*Data block:*
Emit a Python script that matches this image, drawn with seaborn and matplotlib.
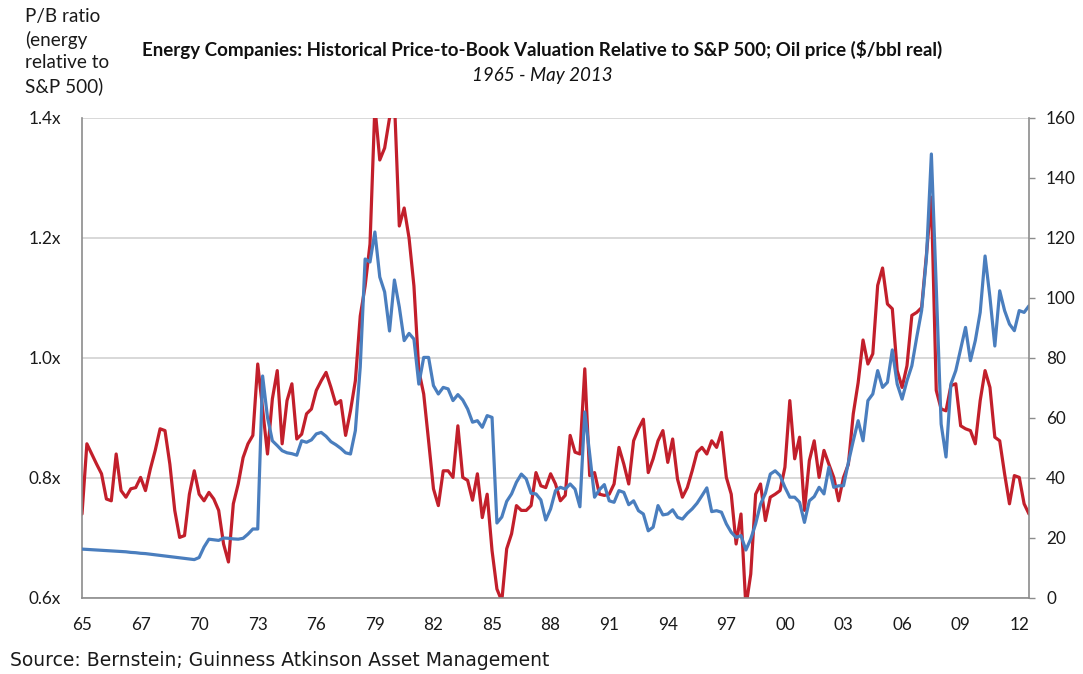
import matplotlib
matplotlib.use("Agg")
import matplotlib.pyplot as plt
import seaborn as sns
import numpy as np

# Energy P/B relative to S&P 500 (left axis), sampled evenly from 1965 to May 2013
pb_ratio = [
    0.74, 0.857, 0.84, 0.823, 0.807, 0.765, 0.762, 0.84, 0.779, 0.768,
    0.782, 0.784, 0.801, 0.779, 0.815, 0.846, 0.882, 0.879, 0.823, 0.746,
    0.701, 0.704, 0.773, 0.812, 0.773, 0.762, 0.776, 0.765, 0.746, 0.69,
    0.66, 0.757, 0.79, 0.834, 0.857, 0.871, 0.99, 0.915, 0.84, 0.932,
    0.979, 0.857, 0.929, 0.957, 0.865, 0.873, 0.907, 0.915, 0.946, 0.962,
    0.976, 0.951, 0.923, 0.929, 0.871, 0.912, 0.962, 1.07, 1.12, 1.19,
    1.42, 1.33, 1.35, 1.40, 1.43, 1.22, 1.25, 1.20, 1.12, 0.979,
    0.94, 0.862, 0.782, 0.754, 0.812, 0.812, 0.801, 0.887, 0.801, 0.796,
    0.763, 0.807, 0.734, 0.773, 0.679, 0.615, 0.595, 0.682, 0.707, 0.754,
    0.746, 0.746, 0.754, 0.809, 0.787, 0.784, 0.807, 0.79, 0.762, 0.771,
    0.871, 0.843, 0.84, 0.982, 0.804, 0.809, 0.773, 0.771, 0.773, 0.79,
    0.851, 0.823, 0.79, 0.862, 0.882, 0.898, 0.809, 0.832, 0.862, 0.879,
    0.826, 0.865, 0.798, 0.768, 0.784, 0.812, 0.843, 0.851, 0.84, 0.862,
    0.851, 0.876, 0.801, 0.773, 0.69, 0.74, 0.585, 0.64, 0.773, 0.79,
    0.729, 0.768, 0.773, 0.779, 0.818, 0.929, 0.832, 0.868, 0.746, 0.829,
    0.862, 0.801, 0.846, 0.823, 0.801, 0.762, 0.801, 0.823, 0.907, 0.959,
    1.03, 0.99, 1.007, 1.121, 1.15, 1.09, 1.082, 0.979, 0.951, 0.987,
    1.071, 1.076, 1.084, 1.173, 1.268, 0.946, 0.915, 0.912, 0.954, 0.957,
    0.887, 0.882, 0.879, 0.857, 0.929, 0.979, 0.951, 0.868, 0.862, 0.807,
    0.757, 0.804, 0.801, 0.757, 0.74,
]

# Oil price, $/bbl real (right axis)
oil_price = [
    16.3, 16.2, 16.1, 16.0, 15.9, 15.8, 15.7, 15.6, 15.5, 15.4,
    15.2, 15.1, 14.9, 14.8, 14.6, 14.4, 14.2, 14.0, 13.8, 13.6,
    13.4, 13.2, 13.0, 12.8, 13.5, 17.0, 19.6, 19.4, 19.2, 20.0,
    19.9, 19.7, 19.6, 19.9, 21.3, 23.0, 23.0, 74.0, 60.2, 52.4,
    50.8, 49.1, 48.4, 48.1, 47.6, 52.4, 51.9, 52.7, 54.7, 55.2,
    53.9, 52.1, 51.1, 49.9, 48.4, 48.0, 55.8, 77.0, 113.0, 112.0,
    122.0, 107.0, 102.0, 89.0, 106.0, 97.0, 85.8, 88.2, 86.3, 71.3,
    80.2, 80.2, 70.8, 68.0, 70.2, 69.7, 65.8, 67.8, 66.0, 63.0,
    58.6, 59.1, 56.9, 60.8, 60.2, 25.0, 27.0, 32.2, 34.7, 38.6,
    41.3, 39.7, 34.9, 34.7, 32.7, 26.0, 29.7, 35.8, 36.9, 36.3,
    38.0, 36.3, 30.4, 62.0, 48.0, 33.6, 36.1, 37.8, 32.4, 31.9,
    35.8, 35.2, 31.1, 32.4, 29.1, 28.0, 22.4, 23.6, 30.8, 27.7,
    28.0, 29.4, 26.9, 26.3, 28.2, 29.7, 31.6, 34.1, 36.7, 28.8,
    29.1, 28.6, 24.7, 21.9, 20.2, 20.8, 16.0, 19.7, 24.7, 31.3,
    34.9, 41.3, 42.4, 40.8, 36.9, 33.6, 33.6, 31.9, 25.2, 32.4,
    33.8, 36.9, 34.7, 43.6, 36.9, 37.4, 37.4, 45.2, 52.4, 59.1,
    52.4, 65.8, 68.0, 75.8, 70.2, 71.9, 82.7, 71.3, 66.3, 72.4,
    77.4, 86.9, 95.8, 113.6, 148.0, 103.6, 58.0, 47.0, 71.3, 75.8,
    83.0, 90.2, 79.1, 85.8, 95.2, 114.0, 100.2, 84.0, 102.4, 95.8,
    91.3, 89.1, 95.8, 95.2, 97.4,
]

year_labels = ["65", "67", "70", "73", "76", "79", "82", "85", "88",
               "91", "94", "97", "00", "03", "06", "09", "12"]
pb_ticks = [0.6, 0.8, 1.0, 1.2, 1.4]
oil_ticks = list(range(0, 161, 20))

RED = "#C21F2B"
BLUE = "#4A7EBE"
AXIS_GREY = "#8C8C8C"
GRID_GREY = "#D6D6D6"

sns.set_theme(style="white")
plt.rcParams["font.family"] = ["Lato", "DejaVu Sans"]

fig = plt.figure(figsize=(10.83, 6.74), dpi=100)
W, H = 1083, 674
ax = fig.add_axes([82 / W, 1 - 598 / H, (1029 - 82) / W, (598 - 118) / H])

idx = np.arange(len(pb_ratio))
sns.lineplot(x=idx, y=pb_ratio, ax=ax, color=RED, linewidth=2.3,
             solid_joinstyle="round")
ax.set_xlim(0, len(pb_ratio) - 1)
ax.set_ylim(0.6, 1.4)
ax.set_yticks(pb_ticks)
ax.set_yticklabels([f"{v:.1f}x" for v in pb_ticks])
ax.set_xticks(np.arange(len(year_labels)) * 12)
ax.set_xticklabels(year_labels)
ax.yaxis.grid(True, color=GRID_GREY, linewidth=1.3)
ax.set_axisbelow(True)
ax.set_xlabel("")
ax.set_ylabel("")
ax.tick_params(axis="y", length=0, pad=15, labelsize=12.3, colors="#1a1a1a")
ax.tick_params(axis="x", length=0, pad=14, labelsize=12.3, colors="#1a1a1a")
for side in ["top", "right"]:
    ax.spines[side].set_visible(False)
for side in ["left", "bottom"]:
    ax.spines[side].set_color(AXIS_GREY)
    ax.spines[side].set_linewidth(1.2)

ax2 = ax.twinx()
sns.lineplot(x=idx, y=oil_price, ax=ax2, color=BLUE, linewidth=2.3,
             solid_joinstyle="round")
ax2.set_ylim(0, 160)
ax2.set_yticks(oil_ticks)
ax2.set_ylabel("")
ax2.grid(False)
ax2.tick_params(axis="y", length=4.3, width=1.0, color=AXIS_GREY,
                direction="out", pad=8, labelsize=12.3, colors="#1a1a1a")
ax2.tick_params(axis="y", color=AXIS_GREY)
for side in ["top", "left", "bottom"]:
    ax2.spines[side].set_visible(False)
ax2.spines["right"].set_color(AXIS_GREY)
ax2.spines["right"].set_linewidth(1.2)

fig.text(0.501, 1 - 49 / H,
         r"Energy Companies: Historical Price-to-Book Valuation Relative to S&P 500; Oil price (\$/bbl real)",
         ha="center", va="center", fontsize=13.5, fontweight="bold", color="#111111")
fig.text(0.501, 1 - 75 / H, "1965 - May 2013", ha="center", va="center",
         fontsize=13.5, style="italic", color="#111111")
fig.text(25 / W, 1 - 8 / H, "P/B ratio\n(energy\nrelative to\nS&P 500)",
         ha="left", va="top", fontsize=13.6, linespacing=1.38, color="#1a1a1a")
fig.text(10 / W, 1 - 661 / H, "Source: Bernstein; Guinness Atkinson Asset Management",
         ha="left", va="center", fontsize=13.5, color="#1a1a1a",
         family=["DejaVu Sans"])

fig.savefig("out.png", dpi=100)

*Brief:* Output exactly the span of lines from the top of the listing through the line holding "import numpy as np", and leave every picture out.

*Response below:*
Emit a Python script that matches this image, drawn with seaborn and matplotlib.
import matplotlib
matplotlib.use("Agg")
import matplotlib.pyplot as plt
import seaborn as sns
import numpy as np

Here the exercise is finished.